* INSTRUCTIONS FOR THE TASK *
Starting at the first line of the data, please print exactly those lines through the one that holds "1.62, 0.08, -0.15];", omitting every picture.

# # # # # # #

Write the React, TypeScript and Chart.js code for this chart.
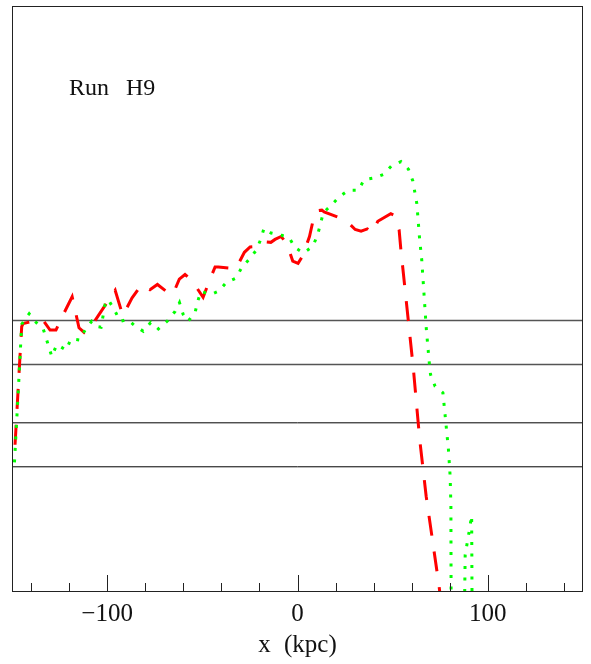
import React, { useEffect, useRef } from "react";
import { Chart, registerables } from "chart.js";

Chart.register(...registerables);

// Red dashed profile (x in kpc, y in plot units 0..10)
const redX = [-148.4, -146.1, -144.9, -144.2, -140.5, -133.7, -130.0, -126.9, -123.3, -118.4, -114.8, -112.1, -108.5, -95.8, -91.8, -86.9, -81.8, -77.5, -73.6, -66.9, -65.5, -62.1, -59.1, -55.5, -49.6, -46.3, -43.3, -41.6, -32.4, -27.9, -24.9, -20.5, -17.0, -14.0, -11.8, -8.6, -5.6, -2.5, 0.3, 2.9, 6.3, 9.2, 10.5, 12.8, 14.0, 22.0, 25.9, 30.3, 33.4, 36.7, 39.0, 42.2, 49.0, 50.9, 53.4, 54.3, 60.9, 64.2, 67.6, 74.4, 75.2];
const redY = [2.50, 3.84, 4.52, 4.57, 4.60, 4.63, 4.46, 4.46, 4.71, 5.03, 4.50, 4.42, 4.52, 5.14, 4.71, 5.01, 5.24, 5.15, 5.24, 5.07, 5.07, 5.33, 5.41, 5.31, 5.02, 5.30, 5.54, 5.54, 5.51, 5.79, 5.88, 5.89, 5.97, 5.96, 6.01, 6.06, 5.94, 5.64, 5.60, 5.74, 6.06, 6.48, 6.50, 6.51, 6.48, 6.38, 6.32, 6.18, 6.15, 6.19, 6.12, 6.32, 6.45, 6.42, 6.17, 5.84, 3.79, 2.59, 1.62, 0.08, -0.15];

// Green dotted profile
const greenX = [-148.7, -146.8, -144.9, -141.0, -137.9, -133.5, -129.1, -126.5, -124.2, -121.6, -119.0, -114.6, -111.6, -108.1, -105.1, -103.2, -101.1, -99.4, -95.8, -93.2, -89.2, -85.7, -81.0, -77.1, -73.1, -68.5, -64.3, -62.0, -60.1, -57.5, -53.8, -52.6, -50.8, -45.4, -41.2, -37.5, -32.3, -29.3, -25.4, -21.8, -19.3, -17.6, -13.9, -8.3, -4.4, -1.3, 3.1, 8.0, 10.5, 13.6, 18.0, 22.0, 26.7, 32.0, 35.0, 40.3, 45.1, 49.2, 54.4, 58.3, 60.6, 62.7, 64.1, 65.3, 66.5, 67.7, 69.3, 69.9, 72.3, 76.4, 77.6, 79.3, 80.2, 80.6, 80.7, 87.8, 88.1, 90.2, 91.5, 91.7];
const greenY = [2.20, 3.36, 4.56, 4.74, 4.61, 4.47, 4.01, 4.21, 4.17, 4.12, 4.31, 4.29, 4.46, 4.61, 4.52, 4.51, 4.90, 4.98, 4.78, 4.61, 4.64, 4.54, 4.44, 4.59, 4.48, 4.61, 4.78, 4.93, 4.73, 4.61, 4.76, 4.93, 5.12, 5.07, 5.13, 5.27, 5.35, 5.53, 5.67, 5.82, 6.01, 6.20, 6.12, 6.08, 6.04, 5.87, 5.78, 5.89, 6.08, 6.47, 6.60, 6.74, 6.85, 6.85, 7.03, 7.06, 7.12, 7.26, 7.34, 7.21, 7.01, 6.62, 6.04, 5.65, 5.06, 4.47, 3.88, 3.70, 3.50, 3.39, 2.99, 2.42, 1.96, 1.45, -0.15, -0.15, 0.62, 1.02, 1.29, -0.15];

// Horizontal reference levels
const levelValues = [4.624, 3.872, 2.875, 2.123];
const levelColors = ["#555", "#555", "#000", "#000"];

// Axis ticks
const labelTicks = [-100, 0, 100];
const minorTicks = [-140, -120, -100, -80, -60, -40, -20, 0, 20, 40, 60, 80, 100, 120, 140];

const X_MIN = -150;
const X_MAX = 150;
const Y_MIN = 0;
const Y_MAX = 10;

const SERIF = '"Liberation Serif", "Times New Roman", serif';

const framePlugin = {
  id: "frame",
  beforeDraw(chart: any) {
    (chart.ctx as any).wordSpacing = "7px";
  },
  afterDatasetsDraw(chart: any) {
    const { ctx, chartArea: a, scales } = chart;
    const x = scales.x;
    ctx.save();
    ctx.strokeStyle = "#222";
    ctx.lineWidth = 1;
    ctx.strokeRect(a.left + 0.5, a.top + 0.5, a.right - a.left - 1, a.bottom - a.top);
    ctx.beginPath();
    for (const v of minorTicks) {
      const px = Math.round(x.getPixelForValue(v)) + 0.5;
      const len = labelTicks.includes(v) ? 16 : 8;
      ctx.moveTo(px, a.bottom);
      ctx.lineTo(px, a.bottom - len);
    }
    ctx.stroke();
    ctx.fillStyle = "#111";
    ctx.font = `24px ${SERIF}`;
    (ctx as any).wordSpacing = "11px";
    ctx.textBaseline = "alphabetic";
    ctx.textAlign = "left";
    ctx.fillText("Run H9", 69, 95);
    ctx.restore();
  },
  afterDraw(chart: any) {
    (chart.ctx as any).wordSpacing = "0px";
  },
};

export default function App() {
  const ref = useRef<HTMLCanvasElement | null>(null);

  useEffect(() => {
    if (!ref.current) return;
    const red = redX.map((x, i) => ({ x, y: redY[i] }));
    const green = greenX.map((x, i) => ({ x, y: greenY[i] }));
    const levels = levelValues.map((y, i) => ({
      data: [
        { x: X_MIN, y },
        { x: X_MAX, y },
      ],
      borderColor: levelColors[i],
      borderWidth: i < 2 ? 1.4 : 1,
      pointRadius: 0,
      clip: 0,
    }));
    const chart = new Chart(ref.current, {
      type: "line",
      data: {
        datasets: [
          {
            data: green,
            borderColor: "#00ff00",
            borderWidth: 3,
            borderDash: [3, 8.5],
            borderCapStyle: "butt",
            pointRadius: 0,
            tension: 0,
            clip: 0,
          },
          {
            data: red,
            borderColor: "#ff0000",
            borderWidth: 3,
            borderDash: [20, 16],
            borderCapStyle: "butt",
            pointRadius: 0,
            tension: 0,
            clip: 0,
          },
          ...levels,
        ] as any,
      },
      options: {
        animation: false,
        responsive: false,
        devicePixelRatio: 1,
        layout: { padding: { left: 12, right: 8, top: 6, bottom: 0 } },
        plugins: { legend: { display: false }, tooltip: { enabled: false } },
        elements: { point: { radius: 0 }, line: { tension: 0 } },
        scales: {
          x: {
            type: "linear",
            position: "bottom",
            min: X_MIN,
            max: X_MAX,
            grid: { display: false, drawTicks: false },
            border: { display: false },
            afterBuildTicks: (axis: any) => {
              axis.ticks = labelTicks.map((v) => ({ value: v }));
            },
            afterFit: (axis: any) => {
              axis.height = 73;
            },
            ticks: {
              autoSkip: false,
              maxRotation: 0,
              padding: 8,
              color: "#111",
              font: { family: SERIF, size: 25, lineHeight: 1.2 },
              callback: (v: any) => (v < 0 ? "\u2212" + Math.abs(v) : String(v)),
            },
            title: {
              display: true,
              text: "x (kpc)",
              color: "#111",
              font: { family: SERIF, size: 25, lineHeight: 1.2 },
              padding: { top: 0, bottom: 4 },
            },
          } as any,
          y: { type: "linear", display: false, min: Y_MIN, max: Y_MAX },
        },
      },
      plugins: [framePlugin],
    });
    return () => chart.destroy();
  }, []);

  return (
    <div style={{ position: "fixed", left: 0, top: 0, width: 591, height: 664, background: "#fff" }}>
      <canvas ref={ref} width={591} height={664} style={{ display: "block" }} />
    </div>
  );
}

# # # # # # #

* RESULT *
Write the React, TypeScript and Chart.js code for this chart.
import React, { useEffect, useRef } from "react";
import { Chart, registerables } from "chart.js";

Chart.register(...registerables);

// Red dashed profile (x in kpc, y in plot units 0..10)
const redX = [-148.4, -146.1, -144.9, -144.2, -140.5, -133.7, -130.0, -126.9, -123.3, -118.4, -114.8, -112.1, -108.5, -95.8, -91.8, -86.9, -81.8, -77.5, -73.6, -66.9, -65.5, -62.1, -59.1, -55.5, -49.6, -46.3, -43.3, -41.6, -32.4, -27.9, -24.9, -20.5, -17.0, -14.0, -11.8, -8.6, -5.6, -2.5, 0.3, 2.9, 6.3, 9.2, 10.5, 12.8, 14.0, 22.0, 25.9, 30.3, 33.4, 36.7, 39.0, 42.2, 49.0, 50.9, 53.4, 54.3, 60.9, 64.2, 67.6, 74.4, 75.2];
const redY = [2.50, 3.84, 4.52, 4.57, 4.60, 4.63, 4.46, 4.46, 4.71, 5.03, 4.50, 4.42, 4.52, 5.14, 4.71, 5.01, 5.24, 5.15, 5.24, 5.07, 5.07, 5.33, 5.41, 5.31, 5.02, 5.30, 5.54, 5.54, 5.51, 5.79, 5.88, 5.89, 5.97, 5.96, 6.01, 6.06, 5.94, 5.64, 5.60, 5.74, 6.06, 6.48, 6.50, 6.51, 6.48, 6.38, 6.32, 6.18, 6.15, 6.19, 6.12, 6.32, 6.45, 6.42, 6.17, 5.84, 3.79, 2.59, 1.62, 0.08, -0.15];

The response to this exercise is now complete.